His hand had slid inside her jeans before she could halt it again. Luc stroked her bare midriff and Lissa shook violently at the warm, intimate caress.

'No?' he whispered, smiling.

She closed her eyes. 'Please, Luc, give me time. You're rushing me.'

'I want to hear you admit you want me,' Luc muttered, his face buried in her throat. He kissed the throbbing pulse which was making it very clear how far he had aroused her. 'You never wanted Brandon, Lissa, but you want me.'

'Yes,' she moaned, giving up. the struggle to resist. It was taking all her energy, exhausting her. The tidal beat of passion had too much force in it and she was tired of struggling against it.

Luc gave a long, hoarse sigh of satisfaction. For a long moment he lay still, his lips at her neck, then he sat up and gave her an intent stare.

'Now look at me and let me hear you say that again,' he said in a quiet voice.

Lissa stared at him dazedly. 'What?'

'I'm not touching you now,' he pointed out, lifting his hands to show her. 'I'm not rushing you.

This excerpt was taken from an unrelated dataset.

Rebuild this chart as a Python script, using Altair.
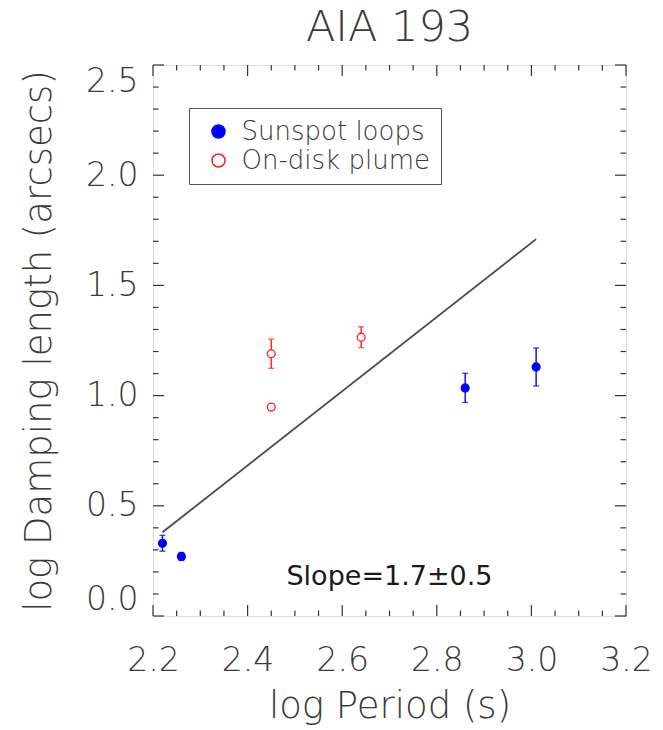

Be honest, Lissa. When you came with me you knew what you were doing, didn't you? You weren't just walking out on Brandon, you were choosing me.'

Her eyes moved away; she swallowed painfully.

'Weren't you, Lissa?' he insisted.

'I don't know,' she whispered. 'Why can't you give me time to think? How do I know what I feel?'

'I could tell you,' Luc said drily, 'But I suppose you wouldn't want to hear.' He stood up and moved away. 'You'd better get off to bed.'

She didn't move, staring at the back of his head. Luc looked at her over his shoulder, his face set. 'Alone,' he expanded flatly. 'I've no intention of forcing myself on you tonight.'

With trembling fingers she zipped up her jeans, pulled down her sweater. As she stood up she swayed and Luc turned to support her.

'What's the matter, Lissa?' he asked mockingly. 'Feeling weak?'

She felt a flare of rage as she looked at the smile he was giving her. 'I'm tired,' she said, moving away from him.

'Oh, is that it?’

She didn't bother to reply to that. She made her way to the door and said flatly, 'Goodnight,' as she left the cabin.

She heard him murmur 'Goodnight,' and closed the door. Her own cabin seemed very small and very quiet. She undressed and got into her bunk. There was no sign of Fortune. Dandy must have him in-his quarters, she recognised, and guessed that that had been Luc's idea. His plans for the night had not included the presence of her dog.

Lissa turned on to her face and hated herself. Her few token efforts to resist him had been easily controlled. She had been a pushover for him. Why am I such a fool? she asked herself, and had no answer to give.

Chris's urgent lovemaking had merely worried her. Luc somehow managed to light a quick-burning fuse inside her every time he touched her.

How long would it take them to get to England? She had little money and she knew nobody in England. She was as much at Luc's mercy as she had been at Chris's. If Luc could beat down all her weak struggles in one evening, what chance had she got of holding out against him until they reached England? And even if she did, what was she going to do once she left the yacht?